## BEGIN Data supplied
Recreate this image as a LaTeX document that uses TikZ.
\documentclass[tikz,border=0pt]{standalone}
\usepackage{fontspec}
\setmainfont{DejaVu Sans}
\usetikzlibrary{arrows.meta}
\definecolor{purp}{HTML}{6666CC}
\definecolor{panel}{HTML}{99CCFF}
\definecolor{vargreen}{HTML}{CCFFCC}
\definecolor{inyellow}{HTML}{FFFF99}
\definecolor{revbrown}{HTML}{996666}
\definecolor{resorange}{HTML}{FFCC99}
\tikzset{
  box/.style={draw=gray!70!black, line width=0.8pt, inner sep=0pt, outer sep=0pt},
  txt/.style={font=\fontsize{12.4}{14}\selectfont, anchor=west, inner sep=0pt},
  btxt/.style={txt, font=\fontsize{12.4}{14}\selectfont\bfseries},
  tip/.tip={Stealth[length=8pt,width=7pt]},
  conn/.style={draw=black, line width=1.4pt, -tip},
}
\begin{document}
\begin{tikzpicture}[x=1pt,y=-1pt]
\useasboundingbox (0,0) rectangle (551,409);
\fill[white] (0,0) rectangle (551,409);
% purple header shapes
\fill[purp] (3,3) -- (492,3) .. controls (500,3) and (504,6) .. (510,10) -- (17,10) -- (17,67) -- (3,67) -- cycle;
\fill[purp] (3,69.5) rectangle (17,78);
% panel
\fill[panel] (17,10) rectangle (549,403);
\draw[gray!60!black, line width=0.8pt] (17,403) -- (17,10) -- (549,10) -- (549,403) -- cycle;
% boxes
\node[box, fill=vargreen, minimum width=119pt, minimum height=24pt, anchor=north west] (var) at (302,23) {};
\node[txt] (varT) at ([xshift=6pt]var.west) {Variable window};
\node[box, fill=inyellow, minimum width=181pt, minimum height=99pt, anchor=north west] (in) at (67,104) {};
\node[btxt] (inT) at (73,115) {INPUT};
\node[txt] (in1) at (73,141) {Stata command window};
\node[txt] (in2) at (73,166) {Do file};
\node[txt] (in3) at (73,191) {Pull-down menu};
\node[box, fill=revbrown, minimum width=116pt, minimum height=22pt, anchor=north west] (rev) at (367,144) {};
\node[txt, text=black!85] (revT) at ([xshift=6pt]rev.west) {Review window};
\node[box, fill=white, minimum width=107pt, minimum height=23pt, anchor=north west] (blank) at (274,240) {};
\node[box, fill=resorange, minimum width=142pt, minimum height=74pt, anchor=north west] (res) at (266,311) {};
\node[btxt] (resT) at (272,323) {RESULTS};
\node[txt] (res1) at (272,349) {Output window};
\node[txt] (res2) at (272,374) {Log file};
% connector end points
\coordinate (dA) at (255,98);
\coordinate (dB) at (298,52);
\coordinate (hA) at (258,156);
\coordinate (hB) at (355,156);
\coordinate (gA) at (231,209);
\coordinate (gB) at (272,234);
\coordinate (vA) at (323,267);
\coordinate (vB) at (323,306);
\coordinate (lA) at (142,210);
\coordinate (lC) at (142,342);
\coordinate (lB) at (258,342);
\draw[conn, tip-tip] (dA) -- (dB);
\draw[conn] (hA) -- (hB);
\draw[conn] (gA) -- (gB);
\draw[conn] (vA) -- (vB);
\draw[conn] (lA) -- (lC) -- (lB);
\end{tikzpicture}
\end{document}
## END Data supplied
## BEGIN Data supplied
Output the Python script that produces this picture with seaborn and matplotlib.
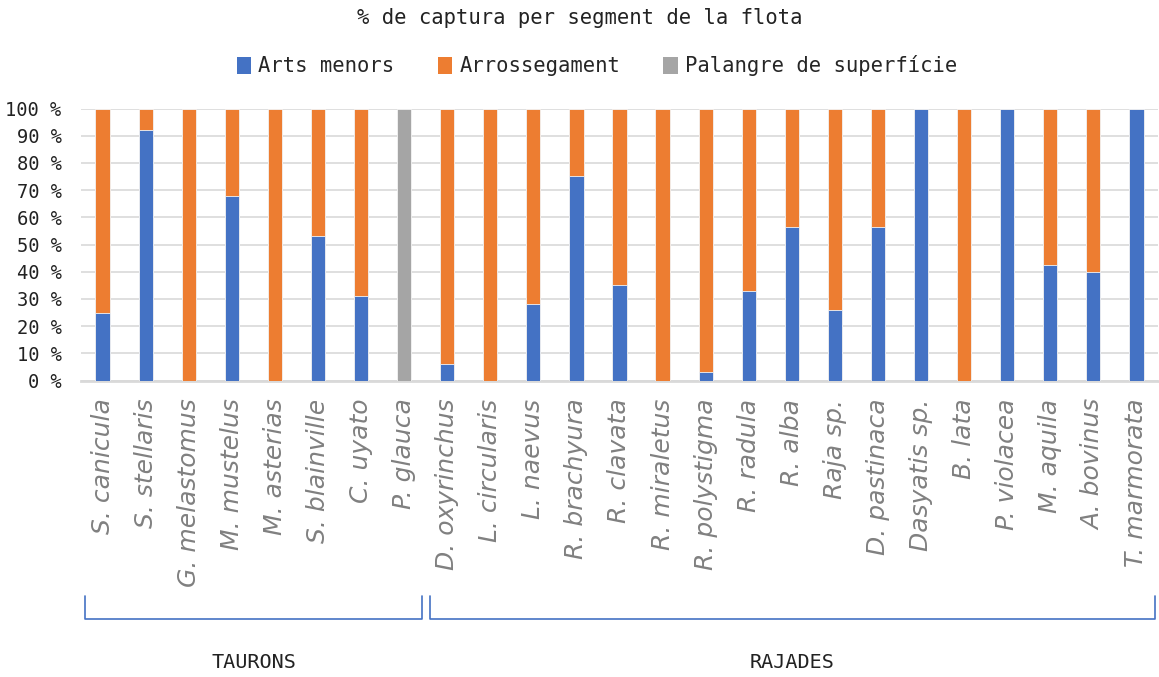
## END Data supplied
## BEGIN Data supplied
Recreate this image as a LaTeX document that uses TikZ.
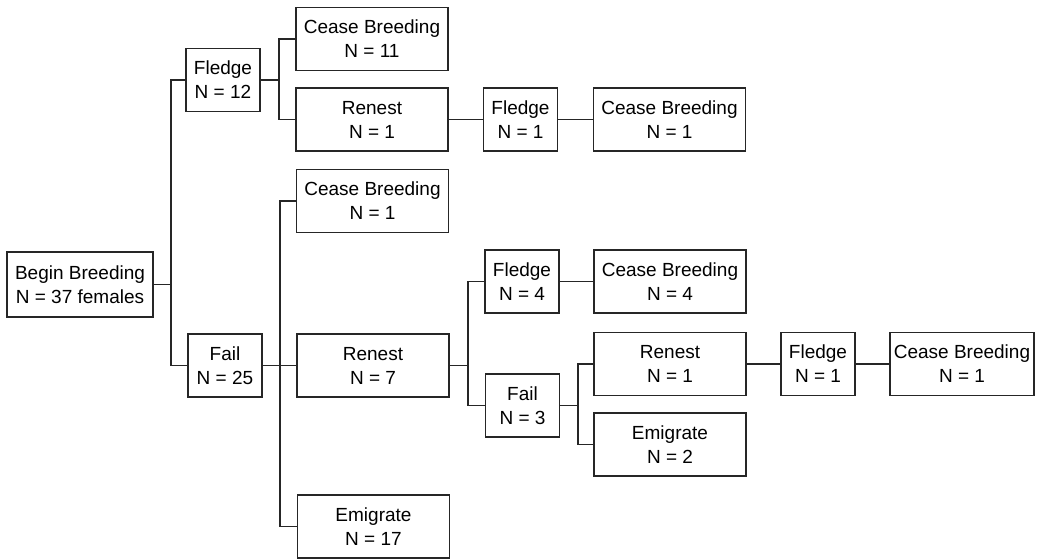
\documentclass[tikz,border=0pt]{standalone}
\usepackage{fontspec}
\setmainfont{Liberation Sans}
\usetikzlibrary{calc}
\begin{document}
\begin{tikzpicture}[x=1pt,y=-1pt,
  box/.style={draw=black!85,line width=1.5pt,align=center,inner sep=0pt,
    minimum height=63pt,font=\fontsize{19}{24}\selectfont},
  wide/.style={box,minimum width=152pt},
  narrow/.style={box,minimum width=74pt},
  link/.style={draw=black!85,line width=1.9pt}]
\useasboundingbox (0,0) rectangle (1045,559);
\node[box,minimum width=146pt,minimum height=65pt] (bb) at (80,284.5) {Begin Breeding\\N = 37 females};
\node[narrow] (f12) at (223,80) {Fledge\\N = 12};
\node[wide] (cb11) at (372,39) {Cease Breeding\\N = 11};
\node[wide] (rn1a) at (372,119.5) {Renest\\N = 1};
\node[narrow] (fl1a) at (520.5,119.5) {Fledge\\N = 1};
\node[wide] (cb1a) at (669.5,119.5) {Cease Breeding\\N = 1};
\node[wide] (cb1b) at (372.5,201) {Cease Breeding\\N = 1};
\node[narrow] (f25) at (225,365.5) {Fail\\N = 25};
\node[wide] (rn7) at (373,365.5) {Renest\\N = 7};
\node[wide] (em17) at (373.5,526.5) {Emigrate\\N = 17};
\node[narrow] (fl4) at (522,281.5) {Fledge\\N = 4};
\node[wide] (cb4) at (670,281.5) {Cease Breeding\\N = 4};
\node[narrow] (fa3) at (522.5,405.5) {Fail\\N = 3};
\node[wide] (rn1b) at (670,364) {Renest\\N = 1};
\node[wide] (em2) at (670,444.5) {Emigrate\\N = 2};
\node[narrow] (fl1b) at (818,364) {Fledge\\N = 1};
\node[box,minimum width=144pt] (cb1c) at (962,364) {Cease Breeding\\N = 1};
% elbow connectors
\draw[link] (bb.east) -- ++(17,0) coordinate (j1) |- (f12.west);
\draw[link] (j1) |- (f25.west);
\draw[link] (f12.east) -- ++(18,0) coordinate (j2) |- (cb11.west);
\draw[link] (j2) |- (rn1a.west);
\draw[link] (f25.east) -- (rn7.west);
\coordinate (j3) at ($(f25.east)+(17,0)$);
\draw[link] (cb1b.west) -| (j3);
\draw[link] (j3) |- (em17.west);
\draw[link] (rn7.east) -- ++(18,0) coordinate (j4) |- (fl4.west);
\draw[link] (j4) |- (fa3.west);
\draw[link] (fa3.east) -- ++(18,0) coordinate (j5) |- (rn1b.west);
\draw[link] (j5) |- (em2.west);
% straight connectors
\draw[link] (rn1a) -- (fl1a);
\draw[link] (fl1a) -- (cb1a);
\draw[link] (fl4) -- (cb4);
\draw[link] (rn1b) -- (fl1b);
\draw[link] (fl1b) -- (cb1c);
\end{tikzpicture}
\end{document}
## END Data supplied
*Work required*: Return solely the number of lines in the data that include the word "Output".

*Solution for this exercise*: 2